The group then screened the films – along with an audience filled with parents, film buffs and activists at Los Angeles’ Vine Theater. The historic Hollywood venue was virtually taken over by the young filmmakers, local spoken word artists and a hip hop DJ on Saturday evening. The digital stories dealt with issues ranging from mining operations on an Arizona reservation to equitable education in East Los Angeles to the environmental contamination of low-income residential areas in Brooklyn.

Many of the films made their mark, says Matt Keener, a filmmaker and script doctor from Hollywood. Keener heard about the screenings on his local community radio station and decided to check it out. "I'm really impressed, particularly with this new emerging style of digital storytelling," said Keener. Keener says that the the medium, because of the stills and audio overlay, forces the filmmakers to be creative and does not allow them to rely solely on video footage to tell the story. "There's definitely some rising talent here," he added.

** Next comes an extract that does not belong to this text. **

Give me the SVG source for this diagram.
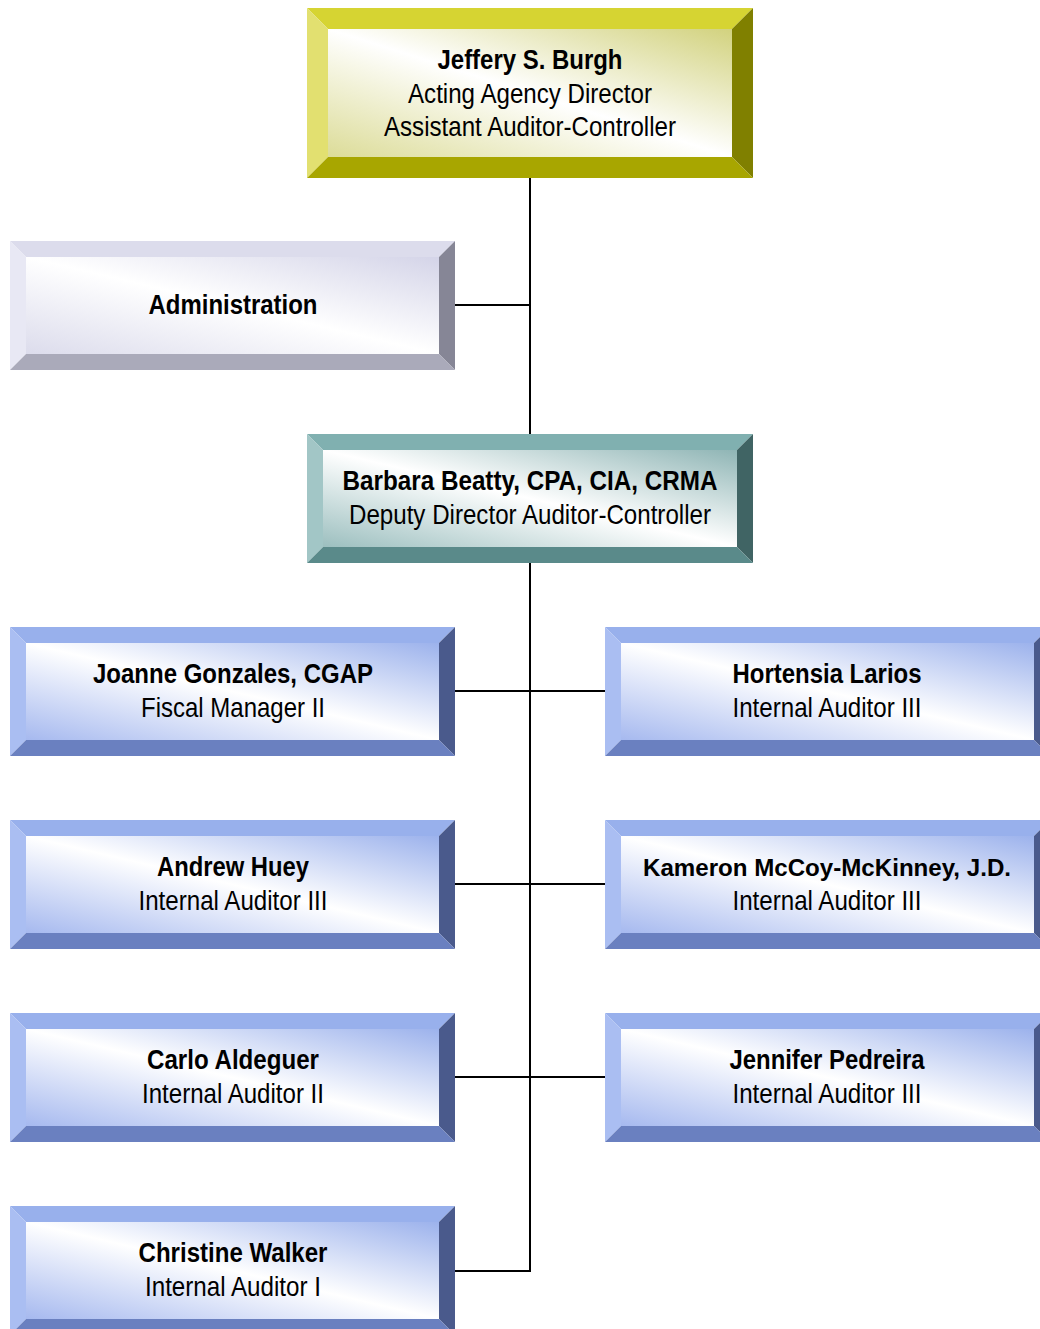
<svg xmlns="http://www.w3.org/2000/svg" width="1040" height="1329" viewBox="0 0 1040 1329">
<defs>
<linearGradient id="gY" x1="1" y1="0" x2="0" y2="1"><stop offset="0" stop-color="#d2d27e"/><stop offset="0.5" stop-color="#ffffff"/><stop offset="1" stop-color="#dcdc98"/></linearGradient>
<linearGradient id="gA" x1="1" y1="0" x2="0" y2="1"><stop offset="0" stop-color="#d4d4e8"/><stop offset="0.5" stop-color="#ffffff"/><stop offset="1" stop-color="#dcdcec"/></linearGradient>
<linearGradient id="gT" x1="1" y1="0" x2="0" y2="1"><stop offset="0" stop-color="#8fb5b5"/><stop offset="0.5" stop-color="#ffffff"/><stop offset="1" stop-color="#9cbfbf"/></linearGradient>
<linearGradient id="gB" x1="1" y1="0" x2="0" y2="1"><stop offset="0" stop-color="#9cb2ec"/><stop offset="0.5" stop-color="#ffffff"/><stop offset="1" stop-color="#a6b9ef"/></linearGradient>
</defs>
<style>
text{font-family:"Liberation Sans Narrow","Liberation Sans",Arial,sans-serif;font-size:27.5px;fill:#000;text-anchor:middle}
.b{font-weight:bold}
.s{font-size:24.5px}
.y .t{fill:#d6d432}.y .l{fill:#e2e070}.y .r{fill:#808000}.y .m{fill:#a8a600}.y .i{fill:url(#gY)}
.a .t{fill:#dcdcec}.a .l{fill:#e8e8f4}.a .r{fill:#868696}.a .m{fill:#aaaaba}.a .i{fill:url(#gA)}
.c .t{fill:#80b0b0}.c .l{fill:#a2c6c6}.c .r{fill:#406464}.c .m{fill:#5a8a8a}.c .i{fill:url(#gT)}
.u .t{fill:#98b0ec}.u .l{fill:#aabef2}.u .r{fill:#4a5a8c}.u .m{fill:#6a80c0}.u .i{fill:url(#gB)}
.edge{fill:none;stroke:#000;stroke-width:2}
</style>
<rect width="1040" height="1329" fill="#fff"/>
<g id="connectors">
<path class="edge" d="M530 178V434M455 305H530M530 563V1271H455M455 691H605M455 884H605M455 1077H605"/>
</g>
<g id="n-burgh" class="y">
<polygon class="t" points="307,8 753,8 732,29 328,29"/>
<polygon class="l" points="307,8 328,29 328,157 307,178"/>
<polygon class="r" points="753,8 732,29 732,157 753,178"/>
<polygon class="m" points="307,178 328,157 732,157 753,178"/>
<rect class="i" x="328" y="29" width="404" height="128"/>
<text class="b" x="530" y="69" textLength="185" lengthAdjust="spacingAndGlyphs">Jeffery S. Burgh</text>
<text x="530" y="103" textLength="244" lengthAdjust="spacingAndGlyphs">Acting Agency Director</text>
<text x="530" y="136" textLength="292" lengthAdjust="spacingAndGlyphs">Assistant Auditor-Controller</text>
</g>
<g id="n-admin" class="a">
<polygon class="t" points="10,241 455,241 439,257 26,257"/>
<polygon class="l" points="10,241 26,257 26,354 10,370"/>
<polygon class="r" points="455,241 439,257 439,354 455,370"/>
<polygon class="m" points="10,370 26,354 439,354 455,370"/>
<rect class="i" x="26" y="257" width="413" height="97"/>
<text class="b" x="233" y="314" textLength="169" lengthAdjust="spacingAndGlyphs">Administration</text>
</g>
<g id="n-beatty" class="c">
<polygon class="t" points="307,434 753,434 737,450 323,450"/>
<polygon class="l" points="307,434 323,450 323,547 307,563"/>
<polygon class="r" points="753,434 737,450 737,547 753,563"/>
<polygon class="m" points="307,563 323,547 737,547 753,563"/>
<rect class="i" x="323" y="450" width="414" height="97"/>
<text class="b" x="530" y="490" textLength="375" lengthAdjust="spacingAndGlyphs">Barbara Beatty, CPA, CIA, CRMA</text>
<text x="530" y="524" textLength="362" lengthAdjust="spacingAndGlyphs">Deputy Director Auditor-Controller</text>
</g>
<g id="n-gonzales" class="u">
<polygon class="t" points="10,627 455,627 439,643 26,643"/>
<polygon class="l" points="10,627 26,643 26,740 10,756"/>
<polygon class="r" points="455,627 439,643 439,740 455,756"/>
<polygon class="m" points="10,756 26,740 439,740 455,756"/>
<rect class="i" x="26" y="643" width="413" height="97"/>
<text class="b" x="233" y="683" textLength="280" lengthAdjust="spacingAndGlyphs">Joanne Gonzales, CGAP</text>
<text x="233" y="717" textLength="184" lengthAdjust="spacingAndGlyphs">Fiscal Manager II</text>
</g>
<g id="n-larios" class="u">
<polygon class="t" points="605,627 1050,627 1034,643 621,643"/>
<polygon class="l" points="605,627 621,643 621,740 605,756"/>
<polygon class="r" points="1050,627 1034,643 1034,740 1050,756"/>
<polygon class="m" points="605,756 621,740 1034,740 1050,756"/>
<rect class="i" x="621" y="643" width="413" height="97"/>
<text class="b" x="827" y="683" textLength="189" lengthAdjust="spacingAndGlyphs">Hortensia Larios</text>
<text x="827" y="717" textLength="189" lengthAdjust="spacingAndGlyphs">Internal Auditor III</text>
</g>
<g id="n-huey" class="u">
<polygon class="t" points="10,820 455,820 439,836 26,836"/>
<polygon class="l" points="10,820 26,836 26,933 10,949"/>
<polygon class="r" points="455,820 439,836 439,933 455,949"/>
<polygon class="m" points="10,949 26,933 439,933 455,949"/>
<rect class="i" x="26" y="836" width="413" height="97"/>
<text class="b" x="233" y="876" textLength="152" lengthAdjust="spacingAndGlyphs">Andrew Huey</text>
<text x="233" y="910" textLength="189" lengthAdjust="spacingAndGlyphs">Internal Auditor III</text>
</g>
<g id="n-mccoy" class="u">
<polygon class="t" points="605,820 1050,820 1034,836 621,836"/>
<polygon class="l" points="605,820 621,836 621,933 605,949"/>
<polygon class="r" points="1050,820 1034,836 1034,933 1050,949"/>
<polygon class="m" points="605,949 621,933 1034,933 1050,949"/>
<rect class="i" x="621" y="836" width="413" height="97"/>
<text class="b s" x="827" y="876" textLength="368" lengthAdjust="spacingAndGlyphs">Kameron McCoy-McKinney, J.D.</text>
<text x="827" y="910" textLength="189" lengthAdjust="spacingAndGlyphs">Internal Auditor III</text>
</g>
<g id="n-aldeguer" class="u">
<polygon class="t" points="10,1013 455,1013 439,1029 26,1029"/>
<polygon class="l" points="10,1013 26,1029 26,1126 10,1142"/>
<polygon class="r" points="455,1013 439,1029 439,1126 455,1142"/>
<polygon class="m" points="10,1142 26,1126 439,1126 455,1142"/>
<rect class="i" x="26" y="1029" width="413" height="97"/>
<text class="b" x="233" y="1069" textLength="172" lengthAdjust="spacingAndGlyphs">Carlo Aldeguer</text>
<text x="233" y="1103" textLength="182" lengthAdjust="spacingAndGlyphs">Internal Auditor II</text>
</g>
<g id="n-pedreira" class="u">
<polygon class="t" points="605,1013 1050,1013 1034,1029 621,1029"/>
<polygon class="l" points="605,1013 621,1029 621,1126 605,1142"/>
<polygon class="r" points="1050,1013 1034,1029 1034,1126 1050,1142"/>
<polygon class="m" points="605,1142 621,1126 1034,1126 1050,1142"/>
<rect class="i" x="621" y="1029" width="413" height="97"/>
<text class="b" x="827" y="1069" textLength="195" lengthAdjust="spacingAndGlyphs">Jennifer Pedreira</text>
<text x="827" y="1103" textLength="189" lengthAdjust="spacingAndGlyphs">Internal Auditor III</text>
</g>
<g id="n-walker" class="u">
<polygon class="t" points="10,1206 455,1206 439,1222 26,1222"/>
<polygon class="l" points="10,1206 26,1222 26,1319 10,1335"/>
<polygon class="r" points="455,1206 439,1222 439,1319 455,1335"/>
<polygon class="m" points="10,1335 26,1319 439,1319 455,1335"/>
<rect class="i" x="26" y="1222" width="413" height="97"/>
<text class="b" x="233" y="1262" textLength="189" lengthAdjust="spacingAndGlyphs">Christine Walker</text>
<text x="233" y="1296" textLength="176" lengthAdjust="spacingAndGlyphs">Internal Auditor I</text>
</g>
</svg>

Brandon McDowell, 24, who came to the workshop from Boston, representing Youth in Action, said he felt that the collective nature of the conference provided an added bonus. "Our stories are very connected in social justice," he said, adding that seeing that connection alleviates some of the isolation people who work for social causes often feel. McDowell’s film includes video footage of young men in Harbor Point, Mass., talking about their experiences with police harassment. One unidentified interviewee says kids in his neighborhood are searched four or five times a day.

The Youth in Action film then ends with a quote from the poet Audre Lorde that reads, "The master's tools will never dismantle the master's house." By the end of the workshop, it was clear that the participants had internalized this concept. As McDowell put it, "We have our own tools. We're building our own house."